**Your instructions:**
Starting with the first line of the listing, quote each line exactly until and including the one with "33, 64, 90.1];", leaving pictures out.

**Supplied information:**

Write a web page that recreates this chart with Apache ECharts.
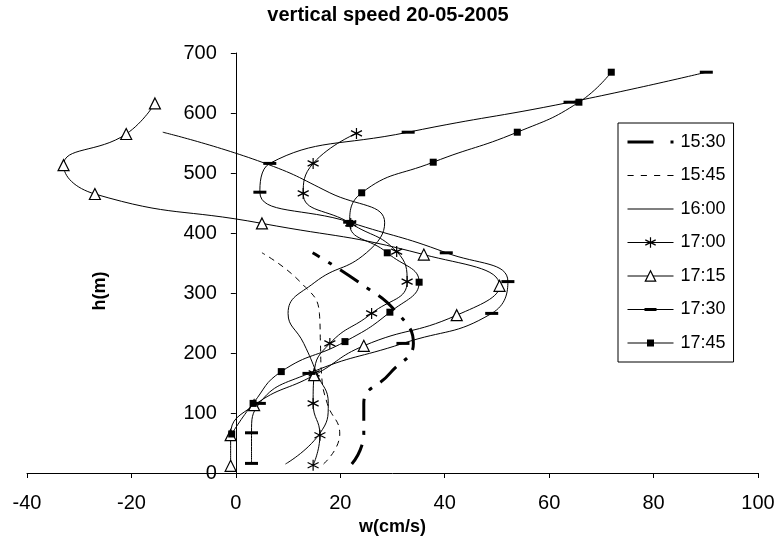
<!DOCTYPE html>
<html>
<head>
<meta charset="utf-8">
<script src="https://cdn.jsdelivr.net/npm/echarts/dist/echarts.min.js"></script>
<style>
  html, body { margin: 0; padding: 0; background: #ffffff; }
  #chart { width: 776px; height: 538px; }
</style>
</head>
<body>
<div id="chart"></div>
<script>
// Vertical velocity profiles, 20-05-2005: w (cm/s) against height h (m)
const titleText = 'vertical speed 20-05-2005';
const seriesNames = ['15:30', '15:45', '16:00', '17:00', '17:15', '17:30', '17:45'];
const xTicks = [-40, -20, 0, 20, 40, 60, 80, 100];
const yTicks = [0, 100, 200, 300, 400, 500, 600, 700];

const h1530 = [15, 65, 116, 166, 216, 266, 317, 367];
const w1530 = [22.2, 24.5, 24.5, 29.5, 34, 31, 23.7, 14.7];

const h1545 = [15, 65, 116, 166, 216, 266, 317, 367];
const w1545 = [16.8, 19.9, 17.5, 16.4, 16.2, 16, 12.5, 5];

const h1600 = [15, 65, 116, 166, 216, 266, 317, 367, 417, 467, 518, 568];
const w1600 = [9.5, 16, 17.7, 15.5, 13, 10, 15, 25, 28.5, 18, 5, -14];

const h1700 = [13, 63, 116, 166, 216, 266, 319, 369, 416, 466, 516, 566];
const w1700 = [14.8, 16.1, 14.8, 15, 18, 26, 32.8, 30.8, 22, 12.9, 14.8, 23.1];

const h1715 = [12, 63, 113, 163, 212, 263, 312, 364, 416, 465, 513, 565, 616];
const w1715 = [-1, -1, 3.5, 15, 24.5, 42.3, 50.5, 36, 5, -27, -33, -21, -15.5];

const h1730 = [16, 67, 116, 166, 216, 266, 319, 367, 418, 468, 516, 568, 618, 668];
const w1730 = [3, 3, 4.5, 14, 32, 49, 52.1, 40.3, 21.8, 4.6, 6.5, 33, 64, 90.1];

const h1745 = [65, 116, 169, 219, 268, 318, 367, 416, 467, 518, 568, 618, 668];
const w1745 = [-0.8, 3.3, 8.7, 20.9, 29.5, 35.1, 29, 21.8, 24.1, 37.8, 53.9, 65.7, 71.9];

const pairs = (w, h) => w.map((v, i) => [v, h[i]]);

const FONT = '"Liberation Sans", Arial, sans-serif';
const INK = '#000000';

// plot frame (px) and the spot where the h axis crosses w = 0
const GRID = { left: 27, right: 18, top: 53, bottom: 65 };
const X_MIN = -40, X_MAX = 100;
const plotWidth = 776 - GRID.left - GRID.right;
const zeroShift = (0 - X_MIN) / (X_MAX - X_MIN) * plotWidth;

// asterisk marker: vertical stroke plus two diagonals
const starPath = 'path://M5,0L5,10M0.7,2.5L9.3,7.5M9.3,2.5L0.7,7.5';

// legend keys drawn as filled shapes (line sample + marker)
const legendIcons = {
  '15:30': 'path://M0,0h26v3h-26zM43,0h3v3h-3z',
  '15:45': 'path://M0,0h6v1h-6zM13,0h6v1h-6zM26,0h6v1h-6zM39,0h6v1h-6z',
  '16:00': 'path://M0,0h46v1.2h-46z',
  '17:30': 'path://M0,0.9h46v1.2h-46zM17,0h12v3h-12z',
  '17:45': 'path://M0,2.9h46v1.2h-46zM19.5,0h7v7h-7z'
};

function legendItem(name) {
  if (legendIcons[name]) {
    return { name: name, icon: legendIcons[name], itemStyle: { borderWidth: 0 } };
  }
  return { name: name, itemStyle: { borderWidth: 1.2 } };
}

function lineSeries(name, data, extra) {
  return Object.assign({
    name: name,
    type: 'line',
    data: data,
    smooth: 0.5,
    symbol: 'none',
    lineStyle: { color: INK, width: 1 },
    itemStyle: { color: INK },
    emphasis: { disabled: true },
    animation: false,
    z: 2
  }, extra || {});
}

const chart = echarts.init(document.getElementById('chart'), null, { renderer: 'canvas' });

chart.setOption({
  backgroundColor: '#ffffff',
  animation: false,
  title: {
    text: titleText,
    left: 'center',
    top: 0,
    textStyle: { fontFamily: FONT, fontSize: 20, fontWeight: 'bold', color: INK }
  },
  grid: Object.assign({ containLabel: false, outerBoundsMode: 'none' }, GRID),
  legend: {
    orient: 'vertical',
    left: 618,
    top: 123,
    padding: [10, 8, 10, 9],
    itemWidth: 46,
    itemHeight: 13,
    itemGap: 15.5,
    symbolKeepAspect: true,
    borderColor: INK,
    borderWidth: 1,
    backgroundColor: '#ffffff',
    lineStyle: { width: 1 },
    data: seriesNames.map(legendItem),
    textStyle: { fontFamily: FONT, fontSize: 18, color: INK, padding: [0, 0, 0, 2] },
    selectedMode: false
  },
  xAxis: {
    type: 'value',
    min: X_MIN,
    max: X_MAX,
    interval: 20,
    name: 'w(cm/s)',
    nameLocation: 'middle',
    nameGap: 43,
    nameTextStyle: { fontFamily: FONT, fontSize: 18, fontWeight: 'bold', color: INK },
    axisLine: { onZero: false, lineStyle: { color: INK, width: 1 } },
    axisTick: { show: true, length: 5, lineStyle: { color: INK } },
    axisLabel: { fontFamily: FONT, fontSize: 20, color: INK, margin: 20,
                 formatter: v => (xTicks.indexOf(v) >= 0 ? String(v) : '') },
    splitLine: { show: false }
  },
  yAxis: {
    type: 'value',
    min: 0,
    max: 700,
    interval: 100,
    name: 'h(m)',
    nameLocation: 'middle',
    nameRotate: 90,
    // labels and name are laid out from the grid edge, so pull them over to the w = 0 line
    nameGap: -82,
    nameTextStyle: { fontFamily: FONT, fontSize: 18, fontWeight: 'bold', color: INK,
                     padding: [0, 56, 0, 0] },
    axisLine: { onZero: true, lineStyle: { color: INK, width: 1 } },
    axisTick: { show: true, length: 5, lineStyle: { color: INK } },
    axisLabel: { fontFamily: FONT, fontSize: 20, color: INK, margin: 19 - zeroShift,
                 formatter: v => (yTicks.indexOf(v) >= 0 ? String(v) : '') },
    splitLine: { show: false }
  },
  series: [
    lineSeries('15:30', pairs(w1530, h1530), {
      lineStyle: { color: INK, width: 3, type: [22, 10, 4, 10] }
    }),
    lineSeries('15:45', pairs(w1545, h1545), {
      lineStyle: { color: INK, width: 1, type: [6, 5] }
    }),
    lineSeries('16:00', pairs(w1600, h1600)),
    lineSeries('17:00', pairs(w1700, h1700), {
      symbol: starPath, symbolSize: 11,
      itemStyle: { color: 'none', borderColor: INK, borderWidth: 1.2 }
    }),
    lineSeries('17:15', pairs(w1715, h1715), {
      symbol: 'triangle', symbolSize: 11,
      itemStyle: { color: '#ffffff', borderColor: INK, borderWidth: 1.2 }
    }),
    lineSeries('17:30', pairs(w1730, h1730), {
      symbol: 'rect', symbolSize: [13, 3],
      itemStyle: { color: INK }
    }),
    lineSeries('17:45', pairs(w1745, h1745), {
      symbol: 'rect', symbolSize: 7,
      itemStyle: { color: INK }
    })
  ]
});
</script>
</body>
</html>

**Written response:**
Write a web page that recreates this chart with Apache ECharts.
<!DOCTYPE html>
<html>
<head>
<meta charset="utf-8">
<script src="https://cdn.jsdelivr.net/npm/echarts/dist/echarts.min.js"></script>
<style>
  html, body { margin: 0; padding: 0; background: #ffffff; }
  #chart { width: 776px; height: 538px; }
</style>
</head>
<body>
<div id="chart"></div>
<script>
// Vertical velocity profiles, 20-05-2005: w (cm/s) against height h (m)
const titleText = 'vertical speed 20-05-2005';
const seriesNames = ['15:30', '15:45', '16:00', '17:00', '17:15', '17:30', '17:45'];
const xTicks = [-40, -20, 0, 20, 40, 60, 80, 100];
const yTicks = [0, 100, 200, 300, 400, 500, 600, 700];

const h1530 = [15, 65, 116, 166, 216, 266, 317, 367];
const w1530 = [22.2, 24.5, 24.5, 29.5, 34, 31, 23.7, 14.7];

const h1545 = [15, 65, 116, 166, 216, 266, 317, 367];
const w1545 = [16.8, 19.9, 17.5, 16.4, 16.2, 16, 12.5, 5];

const h1600 = [15, 65, 116, 166, 216, 266, 317, 367, 417, 467, 518, 568];
const w1600 = [9.5, 16, 17.7, 15.5, 13, 10, 15, 25, 28.5, 18, 5, -14];

const h1700 = [13, 63, 116, 166, 216, 266, 319, 369, 416, 466, 516, 566];
const w1700 = [14.8, 16.1, 14.8, 15, 18, 26, 32.8, 30.8, 22, 12.9, 14.8, 23.1];

const h1715 = [12, 63, 113, 163, 212, 263, 312, 364, 416, 465, 513, 565, 616];
const w1715 = [-1, -1, 3.5, 15, 24.5, 42.3, 50.5, 36, 5, -27, -33, -21, -15.5];

const h1730 = [16, 67, 116, 166, 216, 266, 319, 367, 418, 468, 516, 568, 618, 668];
const w1730 = [3, 3, 4.5, 14, 32, 49, 52.1, 40.3, 21.8, 4.6, 6.5, 33, 64, 90.1];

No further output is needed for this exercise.